America’s new High Holy Day is fast approaching. The National Football League’s playoffs will culminate with the Super Bowl on Feb. 1 in Phoenix.

To add grandeur and importance to this already super-hyped event, the NFL affixes Roman numerals to each of these contests. So as we near Super Bowl XLIX, it might be a good time to look back to see how we got here.

The short answer is…television.

It’s hard to imagine now, but just a few decades ago, professional football was not the goliath it has grown to be, but trailed in the race for America’s athletic affections behind baseball, heavyweight boxing, horse racing and even college football. In a documentary, NFL Hall of Famer Sam Huff (who played in the 1950s and ‘60s), recounted how in the very year he appeared on the cover of Time magazine as a superstar linebacker for the New York Giants, the team’s practices had to end by a certain time every afternoon so that he and other players could go to their “day jobs” in a nearby factory so they could support their families.

It was a far cry from the multi-million dollar signing bonuses of today and it was television that changed it all. Many historians claim it was one game in particular that catapulted the NFL into its current status as a modern-day juggernaut.

The 1958 NFL championship game between the Baltimore Colts and New York Giants was then the only championship game in NFL history to be decided in overtime. And it was broadcast nationwide, except in the greater New York area because the NFL, worried about filling Yankee Stadium, where the game was played, blacked out local television for the home team.

More than 45 million people watched, a remarkable number considering the population of 1958 America and the fact that the population-dense New York area was not included. It was the perfect game, with many television friendly stars like Johnny Unitas and Frank Gifford and a back and forth excitement which concluded with a touchdown drive in sudden death. It was like a made-for-TV movie.

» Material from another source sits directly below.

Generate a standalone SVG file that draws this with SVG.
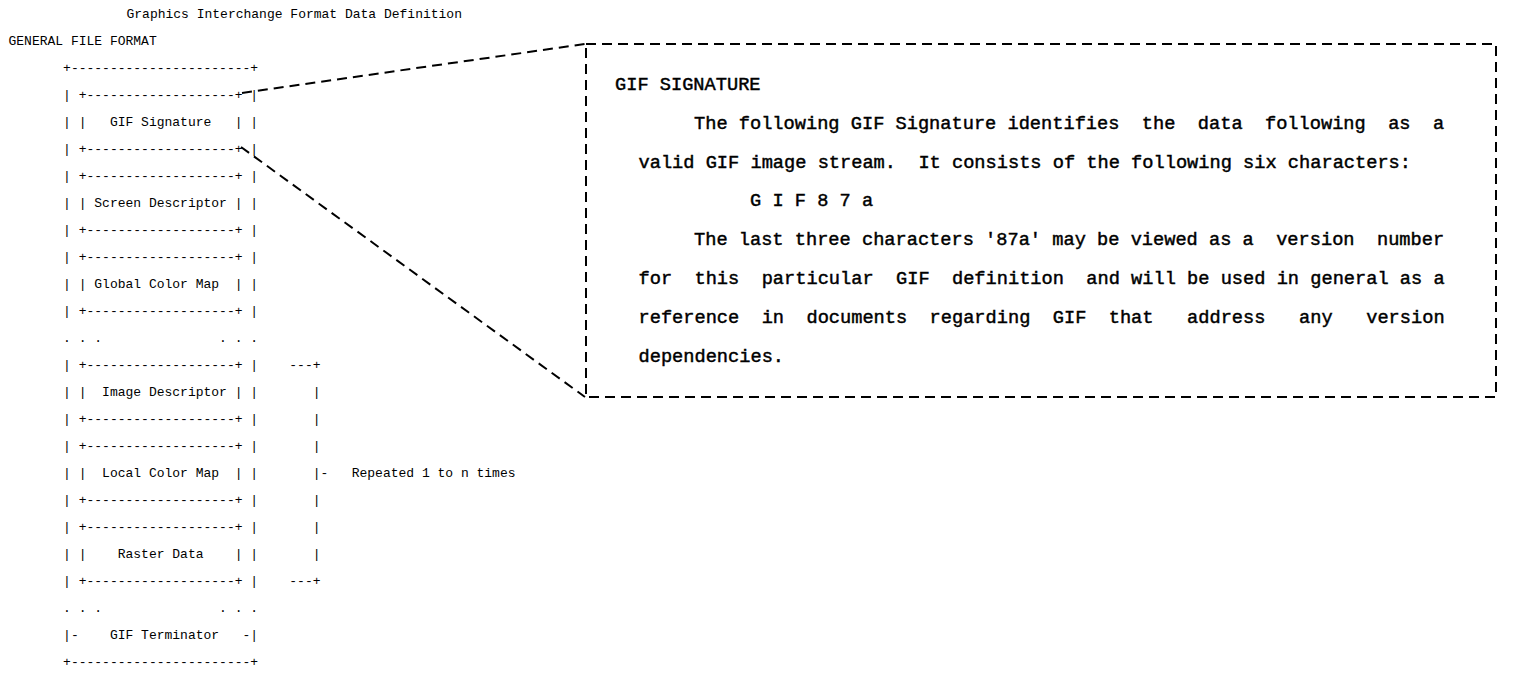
<svg xmlns="http://www.w3.org/2000/svg" width="1515" height="676" viewBox="0 0 1515 676" xml:space="preserve">
<style>
.a{font-family:"Liberation Mono","Courier New",monospace;font-size:13px;fill:#000;white-space:pre}
.b{font-family:"Liberation Mono","Courier New",monospace;font-size:18.67px;font-weight:normal;fill:#000;stroke:#000;stroke-width:0.45;white-space:pre}
.d{fill:none;stroke:#000;stroke-width:2;stroke-dasharray:10 6}
</style>
<rect width="1515" height="676" fill="#fff"/>
<g id="title">
<text class="a" x="126.5" y="18">Graphics Interchange Format Data Definition</text>
<text class="a" x="8.5" y="45">GENERAL FILE FORMAT</text>
</g>
<g id="file-format">
<g id="outer-top"><text class="a" x="63.1" y="72">+-----------------------+</text></g>
<g id="gif-signature">
<text class="a" x="63.1" y="99">| +-------------------+ |</text>
<text class="a" x="63.1" y="126">| |   GIF Signature   | |</text>
<text class="a" x="63.1" y="153">| +-------------------+ |</text>
</g>
<g id="screen-descriptor">
<text class="a" x="63.1" y="180">| +-------------------+ |</text>
<text class="a" x="63.1" y="207">| | Screen Descriptor | |</text>
<text class="a" x="63.1" y="234">| +-------------------+ |</text>
</g>
<g id="global-color-map">
<text class="a" x="63.1" y="261">| +-------------------+ |</text>
<text class="a" x="63.1" y="288">| | Global Color Map  | |</text>
<text class="a" x="63.1" y="315">| +-------------------+ |</text>
</g>
<g id="ellipsis-1"><text class="a" x="63.1" y="342">. . .               . . .</text></g>
<g id="image-descriptor">
<text class="a" x="63.1" y="369">| +-------------------+ |</text>
<text class="a" x="63.1" y="396">| |  Image Descriptor | |</text>
<text class="a" x="63.1" y="423">| +-------------------+ |</text>
</g>
<g id="local-color-map">
<text class="a" x="63.1" y="450">| +-------------------+ |</text>
<text class="a" x="63.1" y="477">| |  Local Color Map  | |</text>
<text class="a" x="63.1" y="504">| +-------------------+ |</text>
</g>
<g id="raster-data">
<text class="a" x="63.1" y="531">| +-------------------+ |</text>
<text class="a" x="63.1" y="558">| |    Raster Data    | |</text>
<text class="a" x="63.1" y="585">| +-------------------+ |</text>
</g>
<g id="ellipsis-2"><text class="a" x="63.1" y="612">. . .               . . .</text></g>
<g id="gif-terminator">
<text class="a" x="63.1" y="639">|-    GIF Terminator   -|</text>
<text class="a" x="63.1" y="666">+-----------------------+</text>
</g>
<g id="repeat-bracket">
<text class="a" x="289.3" y="369">---+</text>
<text class="a" x="312.7" y="396">|</text>
<text class="a" x="312.7" y="423">|</text>
<text class="a" x="312.7" y="450">|</text>
<text class="a" x="312.7" y="477">|-   Repeated 1 to n times</text>
<text class="a" x="312.7" y="504">|</text>
<text class="a" x="312.7" y="531">|</text>
<text class="a" x="312.7" y="558">|</text>
<text class="a" x="289.3" y="585">---+</text>
</g>
</g>
<g id="connectors">
<line class="d" x1="242" y1="93" x2="585" y2="44"/>
<line class="d" x1="241" y1="147" x2="585" y2="397"/>
</g>
<g id="gif-signature-detail">
<rect class="d" x="586" y="44" width="910" height="353"/>
<text class="b" x="615" y="89.5">GIF SIGNATURE</text>
<text class="b" x="694" y="128.5">The following GIF Signature identifies  the  data  following  as  a</text>
<text class="b" x="638.5" y="167.5">valid GIF image stream.  It consists of the following six characters:</text>
<text class="b" x="750" y="206">G I F 8 7 a</text>
<text class="b" x="694" y="245">The last three characters '87a' may be viewed as a  version  number</text>
<text class="b" x="638.5" y="284">for  this  particular  GIF  definition  and will be used in general as a</text>
<text class="b" x="638.5" y="323">reference  in  documents  regarding  GIF  that   address   any   version</text>
<text class="b" x="638.5" y="362">dependencies.</text>
</g>
</svg>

Like a lot of things in our culture, things that get big are considered better. Not so sure if this applies to the NFL. I do know, even as a card-carrying football fan, that the television excess of the Super Bowl can cause one to ponder.

The cost for a 30-second ad in the first Super Bowl set the advertiser back $42,000. In 2015, that same allotment of time will cost an advertiser $4.5 million.

And just as the revenue stream into the coffers of NFL owners and their broadcasting partners have swelled, so in Newtonian precision has there been an equal and opposite descent in the taste and appropriateness of the television commercials that make it all possible. You could almost make a game at a Super Bowl party of counting how many of the Seven Deadly Sins are represented in any one car, soft drink or beer commercial during the big game’s broadcast.

If there are going to be children present at Super Bowl watching parties, I suggest there be a designated clicker with his hands firmly on the remote control, ready to click away when the next inappropriate million dollar television commercial is beamed directly into the living room.

And speaking of the deadly sins, the NFL and its pact with television have caused a seismic ground swell in the euphemistically called “gaming industry.” According to ESPN.com, Vegas sportsbooks took in 119 million dollars in Super Bowl bets last year.

Being the good Catholic that I am, I often remind my dear Protestant friends that a nice glass of wine and a friendly wager are not incompatible with biblical standards. But the over the top nature of everything Super Bowl makes me feel like breaking out into a chorus of “Onward Christian Soldiers.”  

And speaking of things Christian, Sunday is supposed to be a different day of the week whether you’re Protestant or Catholic. It’s supposed to belong to someone else and it’s supposed to be a time for families to kind of hang low and not do too much.  

In my youth, if a friend called and wanted you to come over to play after Mass, the answer was always the same… no… it’s Sunday. Still, when I was growing up in the last heady days of the 1960s, we watched football games, but the games didn’t interfere with a Mass schedule.

In 1963, the NFL took things a step further when the league decided not to cancel its slate of Sunday games that took place between the assassination of John F. Kennedy on the previous Friday and his burial the following Monday.

The NFL survived that public relations disaster and now, thanks in no small part to television, it owns Sunday in a way that no one ever thought possible. Despite scandalous behavior of players past, present and future, and wardrobe malfunctions to come, it seems the NFL will be with us for quite some time as “America’s Game” on the Lord’s Day and that alone is cause for an instant replay review to see if that’s the correct call.